• [SHORT TASK]:
Only the lines from the one containing "Rebuild this diagram" to the end of the material are to be copied, exactly and in full; images stay out.
__________
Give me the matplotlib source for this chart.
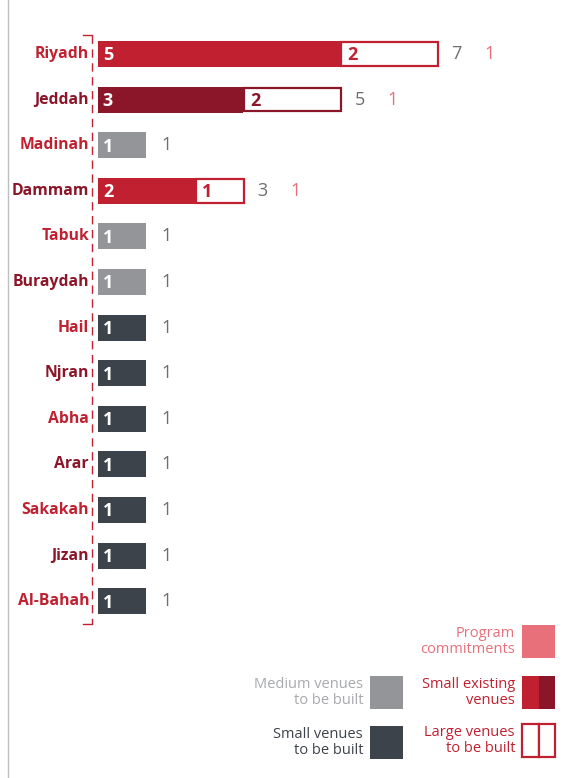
import matplotlib
matplotlib.use('Agg')
import matplotlib.pyplot as plt
from matplotlib.patches import Rectangle

plt.rcParams['font.family'] = ['Open Sans', 'DejaVu Sans']

# Data
cities = ['Riyadh', 'Jeddah', 'Madinah', 'Dammam', 'Tabuk', 'Buraydah', 'Hail',
          'Njran', 'Abha', 'Arar', 'Sakakah', 'Jizan', 'Al-Bahah']
small_existing = [5, 3, 0, 2, 0, 0, 0, 0, 0, 0, 0, 0, 0]
large_new = [2, 2, 0, 1, 0, 0, 0, 0, 0, 0, 0, 0, 0]
medium_new = [0, 0, 1, 0, 1, 1, 0, 0, 0, 0, 0, 0, 0]
small_new = [0, 0, 0, 0, 0, 0, 1, 1, 1, 1, 1, 1, 1]
program = [1, 1, 0, 1, 0, 0, 0, 0, 0, 0, 0, 0, 0]

# Colours
red = '#c0202f'
dark_red = '#8b1629'
pink = '#e8707a'
grey = '#939598'
slate = '#3d434a'
num_grey = '#6d6e71'

W, H = 566, 778
UNIT = 48.4     # px per venue
X0 = 98         # px of zero
ROW0, ROWSTEP = 54, 45.6


def px(x, y):
	""" pixel coords (from top-left) to figure fraction """
	return x / W, 1 - y / H


fig = plt.figure(figsize=(W / 100, H / 100), dpi=100)
ax = fig.add_axes([0, 0, 1, 1])
ax.set_xlim(-X0 / UNIT, (W - X0) / UNIT)
ax.set_ylim((H - ROW0) / ROWSTEP, -ROW0 / ROWSTEP)
ax.axis('off')

bh = 0.57
ex_cols = [red, dark_red]
k = 0
for i, city in enumerate(cities):
	left = 0
	if small_existing[i]:
		c = ex_cols[k % 2]
		k += 1
		ax.barh(i, small_existing[i], left=left, height=bh, color=c, zorder=2)
		ax.text(left + 0.1, i + 0.03, str(small_existing[i]), color='white', fontsize=13,
				fontweight='bold', ha='left', va='center', zorder=3)
		left += small_existing[i]
		if large_new[i]:
			ax.barh(i, large_new[i], left=left + 0.02, height=bh - 0.05, color='white',
					edgecolor=c, linewidth=1.6, zorder=2)
			ax.text(left + 0.15, i + 0.03, str(large_new[i]), color=c, fontsize=13,
					fontweight='bold', ha='left', va='center', zorder=3)
			left += large_new[i]
	if medium_new[i]:
		ax.barh(i, medium_new[i], left=left, height=bh, color=grey, zorder=2)
		ax.text(left + 0.1, i + 0.03, str(medium_new[i]), color='white', fontsize=13,
				fontweight='bold', ha='left', va='center', zorder=3)
		left += medium_new[i]
	if small_new[i]:
		ax.barh(i, small_new[i], left=left, height=bh, color=slate, zorder=2)
		ax.text(left + 0.1, i + 0.03, str(small_new[i]), color='white', fontsize=13,
				fontweight='bold', ha='left', va='center', zorder=3)
		left += small_new[i]
	total = small_existing[i] + large_new[i] + medium_new[i] + small_new[i]
	ax.text(left + 0.3, i, str(total), color=num_grey, fontsize=13, ha='left', va='center')
	if program[i]:
		ax.text(left + 0.98, i, str(program[i]), color=pink, fontsize=13, ha='left', va='center')
	# city label
	ax.text(-9 / UNIT, i, city, color=red if i % 2 == 0 else dark_red, fontsize=11.3,
			fontweight='bold', ha='right', va='center')

# dashed axis bracket
fx, fy0 = px(92, 35)
_, fy1 = px(92, 624)
fig.add_artist(plt.Line2D([fx, fx], [fy0, fy1], color=red, lw=1, dashes=(6, 4)))
for yy in (35, 624):
	a, b = px(83, yy)
	fig.add_artist(plt.Line2D([a, fx], [b, b], color=red, lw=1))

# page border on the left
fig.add_artist(plt.Line2D([8 / W, 8 / W], [0, 1], color='#bcbec0', lw=1))


# Legend
def legend_box(x, y, fc, text, tc, kind='solid'):
	bx, by = px(x, y + 33)
	bw, bhh = 33 / W, 33 / H
	if kind == 'solid':
		fig.add_artist(Rectangle((bx, by), bw, bhh, facecolor=fc, edgecolor='none',
								 transform=fig.transFigure))
	elif kind == 'split':
		fig.add_artist(Rectangle((bx, by), bw * 0.5, bhh, facecolor=red, edgecolor='none',
								 transform=fig.transFigure))
		fig.add_artist(Rectangle((bx + bw * 0.5, by), bw * 0.5, bhh, facecolor=dark_red,
								 edgecolor='none', transform=fig.transFigure))
	else:
		fig.add_artist(Rectangle((bx, by), bw * 0.5, bhh, facecolor='white', edgecolor=red,
								 lw=1.6, transform=fig.transFigure))
		fig.add_artist(Rectangle((bx + bw * 0.5, by), bw * 0.5, bhh, facecolor='white',
								 edgecolor=red, lw=1.6, transform=fig.transFigure))
	tx, ty = px(x - 7, y + 16.5)
	fig.text(tx, ty, text, color=tc, fontsize=10.5, ha='right', va='center', linespacing=1.12)


legend_box(522, 625, pink, 'Program\ncommitments', pink)
legend_box(522, 676, None, 'Small existing\nvenues', red, kind='split')
legend_box(522, 724, None, 'Large venues\nto be built', red, kind='outline')
legend_box(370, 676, grey, 'Medium venues\nto be built', '#a7a9ac')
legend_box(370, 726, slate, 'Small venues\nto be built', slate)

plt.savefig('out.png', dpi=100)
plt.close()
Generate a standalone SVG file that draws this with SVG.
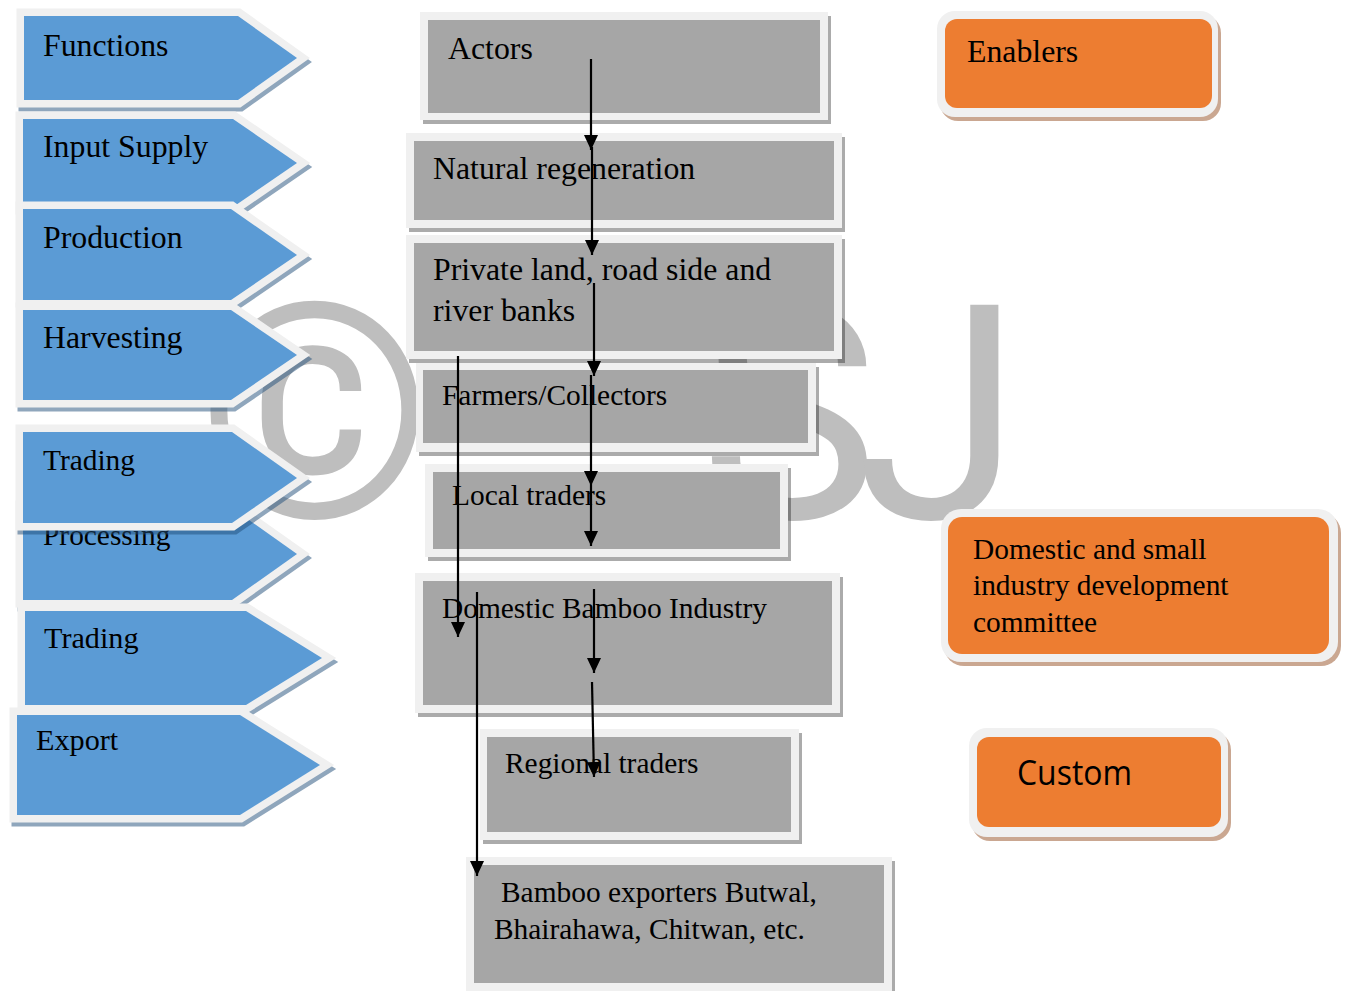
<svg xmlns="http://www.w3.org/2000/svg" width="1346" height="991" viewBox="0 0 1346 991">
<defs>
<style>
.t{font-family:"Liberation Serif","Times New Roman",serif;font-size:31.8px;fill:#000}
.s{font-size:29.4px}
.m{font-size:30.2px}
.wm{font-family:Roboto,"Liberation Sans",sans-serif;font-size:300px;fill:#BEBEBE}
.chev{fill:#5B9BD5;stroke:#F0F0F0;stroke-width:15;stroke-linejoin:miter;stroke-miterlimit:4;paint-order:stroke}
.chs{fill:#1F4E79;fill-opacity:.5;stroke:#1F4E79;stroke-opacity:.5;stroke-width:15;stroke-linejoin:miter;stroke-miterlimit:4}
.bo{fill:#F0F0F0}
.bi{fill:#A6A6A6}
.bs{fill:#000;fill-opacity:.33}
.oo{fill:#F0F0F0}
.oi{fill:#ED7D31}
.os{fill:#8A3C0C;fill-opacity:.45}
.ar{stroke:#000;stroke-width:2.2;fill:none;marker-end:url(#ah)}
</style>
<marker id="ah" markerUnits="userSpaceOnUse" viewBox="0 0 15 14" refX="15" refY="7" markerWidth="15" markerHeight="14" orient="auto">
<path d="M0,0 L15,7 L0,14 z" fill="#000"/>
</marker>
</defs>
<rect width="1346" height="991" fill="#FFFFFF"/>

<g id="watermark">
<text class="wm" x="197" y="517">©</text>
<text class="wm" x="700" y="518">S</text>
<text class="wm" x="856" y="518">J</text>
</g>

<g id="functions">
<polygon class="chs" transform="translate(2,4)" points="24,16 238,16 297,58 238,100 24,100"/>
<polygon class="chev" points="24,16 238,16 297,58 238,100 24,100"/>
<text class="t" x="43" y="56">Functions</text>
</g>
<g id="input-supply">
<polygon class="chs" transform="translate(2,4)" points="23,119 233,119 297,163 233,207 23,207"/>
<polygon class="chev" points="23,119 233,119 297,163 233,207 23,207"/>
<text class="t" x="43" y="157">Input Supply</text>
</g>
<g id="production">
<polygon class="chs" transform="translate(2,4)" points="23,209 231,209 297,255 231,300 23,300"/>
<polygon class="chev" points="23,209 231,209 297,255 231,300 23,300"/>
<text class="t" x="43" y="248">Production</text>
</g>
<g id="harvesting">
<polygon class="chs" transform="translate(2,4)" points="23,310 231,310 297,355 231,400 23,400"/>
<polygon class="chev" points="23,310 231,310 297,355 231,400 23,400"/>
<text class="t" x="43" y="348">Harvesting</text>
</g>
<g id="processing">
<polygon class="chs" transform="translate(2,4)" points="23,508 232,508 297,554 232,600 23,600"/>
<polygon class="chev" points="23,508 232,508 297,554 232,600 23,600"/>
<text class="t s" x="43" y="545">Processing</text>
</g>
<g id="trading-1">
<polygon class="chs" transform="translate(2,4)" points="23,432 232,432 297,478 232,523 23,523"/>
<polygon class="chev" points="23,432 232,432 297,478 232,523 23,523"/>
<text class="t s" x="43" y="470">Trading</text>
</g>
<g id="trading-2">
<polygon class="chs" transform="translate(2,4)" points="25,611 246,611 322,658 246,705 25,705"/>
<polygon class="chev" points="25,611 246,611 322,658 246,705 25,705"/>
<text class="t m" x="44" y="648">Trading</text>
</g>
<g id="export">
<polygon class="chs" transform="translate(2,4)" points="17,715 240,715 320,765 240,815 17,815"/>
<polygon class="chev" points="17,715 240,715 320,765 240,815 17,815"/>
<text class="t m" x="36" y="750">Export</text>
</g>

<g id="actors">
<rect class="bs" x="423" y="16" width="408" height="108"/>
<rect class="bo" x="420" y="12" width="408" height="108"/>
<rect class="bi" x="428" y="20" width="392" height="93"/>
<text class="t" x="448" y="59">Actors</text>
</g>
<g id="natural-regeneration">
<rect class="bs" x="409" y="137" width="436" height="95"/>
<rect class="bo" x="406" y="133" width="436" height="95"/>
<rect class="bi" x="414" y="141" width="420" height="79"/>
<text class="t" x="433" y="179">Natural regeneration</text>
</g>
<g id="private-land">
<rect class="bs" x="409" y="239" width="436" height="124"/>
<rect class="bo" x="406" y="235" width="436" height="124"/>
<rect class="bi" x="414" y="243" width="420" height="108"/>
<text class="t" x="433" y="280">Private land, road side and</text>
<text class="t" x="433" y="321">river banks</text>
</g>
<g id="farmers-collectors">
<rect class="bs" x="419" y="367" width="400" height="89"/>
<rect class="bo" x="416" y="363" width="400" height="89"/>
<rect class="bi" x="423" y="370" width="385" height="73"/>
<text class="t s" x="442" y="405">Farmers/Collectors</text>
</g>
<g id="local-traders">
<rect class="bs" x="428" y="468" width="363" height="93"/>
<rect class="bo" x="425" y="464" width="363" height="93"/>
<rect class="bi" x="433" y="472" width="347" height="77"/>
<text class="t s" x="452" y="505">Local traders</text>
</g>
<g id="domestic-bamboo-industry">
<rect class="bs" x="418" y="577" width="425" height="140"/>
<rect class="bo" x="415" y="573" width="425" height="140"/>
<rect class="bi" x="423" y="581" width="409" height="124"/>
<text class="t s" x="442" y="618">Domestic Bamboo Industry</text>
</g>
<g id="regional-traders">
<rect class="bs" x="483" y="733" width="319" height="111"/>
<rect class="bo" x="480" y="729" width="319" height="111"/>
<rect class="bi" x="487" y="737" width="304" height="95"/>
<text class="t s" x="505" y="773">Regional traders</text>
</g>
<g id="bamboo-exporters">
<rect class="bs" x="469" y="861" width="426" height="140"/>
<rect class="bo" x="466" y="857" width="426" height="140"/>
<rect class="bi" x="474" y="865" width="410" height="118"/>
<text class="t s" x="501" y="902">Bamboo exporters Butwal,</text>
<text class="t s" x="494" y="939">Bhairahawa, Chitwan, etc.</text>
</g>

<g id="enablers">
<rect class="os" x="940" y="15" width="281" height="106" rx="18"/>
<rect class="oo" x="937" y="11" width="281" height="106" rx="18"/>
<rect class="oi" x="945" y="19" width="267" height="89" rx="12"/>
<text class="t" x="967" y="62">Enablers</text>
</g>
<g id="domestic-small-industry">
<rect class="os" x="944" y="513" width="397" height="153" rx="20"/>
<rect class="oo" x="941" y="509" width="397" height="153" rx="20"/>
<rect class="oi" x="948" y="517" width="381" height="137" rx="14"/>
<text class="t s" x="973" y="559">Domestic and small</text>
<text class="t s" x="973" y="595">industry development</text>
<text class="t s" x="973" y="632">committee</text>
</g>
<g id="custom">
<rect class="os" x="972" y="732" width="259" height="109" rx="18"/>
<rect class="oo" x="969" y="728" width="259" height="109" rx="18"/>
<rect class="oi" x="977" y="737" width="244" height="90" rx="12"/>
<text x="1017" y="785" font-family="'Open Sans','Noto Sans',sans-serif" font-size="35" textLength="115" lengthAdjust="spacingAndGlyphs" fill="#000">Custom</text>
</g>

<g id="connectors">
<line class="ar" x1="591" y1="59" x2="591" y2="150"/>
<line class="ar" x1="592" y1="147" x2="592" y2="255"/>
<line class="ar" x1="594" y1="283" x2="594" y2="376"/>
<line class="ar" x1="591" y1="375" x2="591" y2="486"/>
<line class="ar" x1="591" y1="486" x2="591" y2="546"/>
<line class="ar" x1="458" y1="356" x2="458" y2="637"/>
<line class="ar" x1="594" y1="589" x2="594" y2="673"/>
<line class="ar" x1="592" y1="682" x2="594" y2="777"/>
<line class="ar" x1="477" y1="592" x2="477" y2="876"/>
</g>
</svg>
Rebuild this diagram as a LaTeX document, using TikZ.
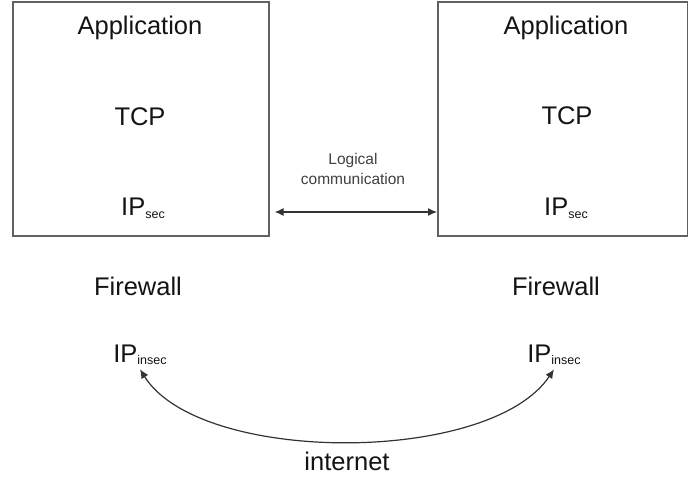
\documentclass[tikz,border=0pt]{standalone}
\usepackage{fontspec}
\setmainfont{Liberation Sans}
\usetikzlibrary{arrows.meta}
\newcommand\subtxt[1]{\raisebox{-2pt}{\fontsize{12.5}{12.5}\selectfont #1}}
\begin{document}
\begin{tikzpicture}[x=1pt,y=-1pt,
  lbl/.style={font=\fontsize{25.5}{28}\selectfont, text=black!92, inner sep=0pt, anchor=base},
  small/.style={font=\fontsize{15.5}{18}\selectfont, text=black!75, inner sep=0pt, anchor=base},
  layer/.style={draw=black!62, line width=1.6pt, anchor=north west},
  conn/.style={draw=black!80, line width=1.2pt, {Latex[length=9pt,width=8pt]}-{Latex[length=9pt,width=8pt]}}]
\useasboundingbox[fill=white] (0,0) rectangle (688,481);
\node[layer, minimum width=256pt, minimum height=234pt] (lbox) at (12,1) {};
\node[layer, minimum width=250pt, minimum height=234pt] (rbox) at (437,1) {};
% left stack
\node[lbl] (lapp) at (140,35) {Application};
\node[lbl] (ltcp) at (140,126) {TCP};
\node[lbl] (lip) at (143,216) {IP\subtxt{sec}};
\node[lbl] (lfw) at (138,295) {Firewall};
\node[lbl, inner sep=5pt] (lipi) at (140,362) {IP\subtxt{insec}};
% right stack
\node[lbl] (rapp) at (566,35) {Application};
\node[lbl] (rtcp) at (567,125) {TCP};
\node[lbl] (rip) at (566,216) {IP\subtxt{sec}};
\node[lbl] (rfw) at (556,295) {Firewall};
\node[lbl, inner sep=5pt] (ripi) at (554,362) {IP\subtxt{insec}};
% logical communication
\node[small] (log1) at (353,165) {Logical};
\node[small] (log2) at (353,185) {communication};
\coordinate (la) at (0,212);
\draw[conn] ([xshift=5pt]lbox.east |- la) -- (rbox.west |- la);
% internet
\draw[conn] (lipi.south) .. controls (200,465) and (490,465) .. (ripi.south);
\node[lbl] (inet) at (347,470) {internet};
\end{tikzpicture}
\end{document}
__________
• [THE REPLY]:
Rebuild this diagram as a LaTeX document, using TikZ.
\documentclass[tikz,border=0pt]{standalone}
\usepackage{fontspec}
\setmainfont{Liberation Sans}
\usetikzlibrary{arrows.meta}
\newcommand\subtxt[1]{\raisebox{-2pt}{\fontsize{12.5}{12.5}\selectfont #1}}
\begin{document}
\begin{tikzpicture}[x=1pt,y=-1pt,
  lbl/.style={font=\fontsize{25.5}{28}\selectfont, text=black!92, inner sep=0pt, anchor=base},
  small/.style={font=\fontsize{15.5}{18}\selectfont, text=black!75, inner sep=0pt, anchor=base},
  layer/.style={draw=black!62, line width=1.6pt, anchor=north west},
  conn/.style={draw=black!80, line width=1.2pt, {Latex[length=9pt,width=8pt]}-{Latex[length=9pt,width=8pt]}}]
\useasboundingbox[fill=white] (0,0) rectangle (688,481);
\node[layer, minimum width=256pt, minimum height=234pt] (lbox) at (12,1) {};
\node[layer, minimum width=250pt, minimum height=234pt] (rbox) at (437,1) {};
% left stack
\node[lbl] (lapp) at (140,35) {Application};
\node[lbl] (ltcp) at (140,126) {TCP};
\node[lbl] (lip) at (143,216) {IP\subtxt{sec}};
\node[lbl] (lfw) at (138,295) {Firewall};
\node[lbl, inner sep=5pt] (lipi) at (140,362) {IP\subtxt{insec}};
% right stack
\node[lbl] (rapp) at (566,35) {Application};
\node[lbl] (rtcp) at (567,125) {TCP};
\node[lbl] (rip) at (566,216) {IP\subtxt{sec}};
\node[lbl] (rfw) at (556,295) {Firewall};
\node[lbl, inner sep=5pt] (ripi) at (554,362) {IP\subtxt{insec}};
% logical communication
\node[small] (log1) at (353,165) {Logical};
\node[small] (log2) at (353,185) {communication};
\coordinate (la) at (0,212);
\draw[conn] ([xshift=5pt]lbox.east |- la) -- (rbox.west |- la);
% internet
\draw[conn] (lipi.south) .. controls (200,465) and (490,465) .. (ripi.south);
\node[lbl] (inet) at (347,470) {internet};
\end{tikzpicture}
\end{document}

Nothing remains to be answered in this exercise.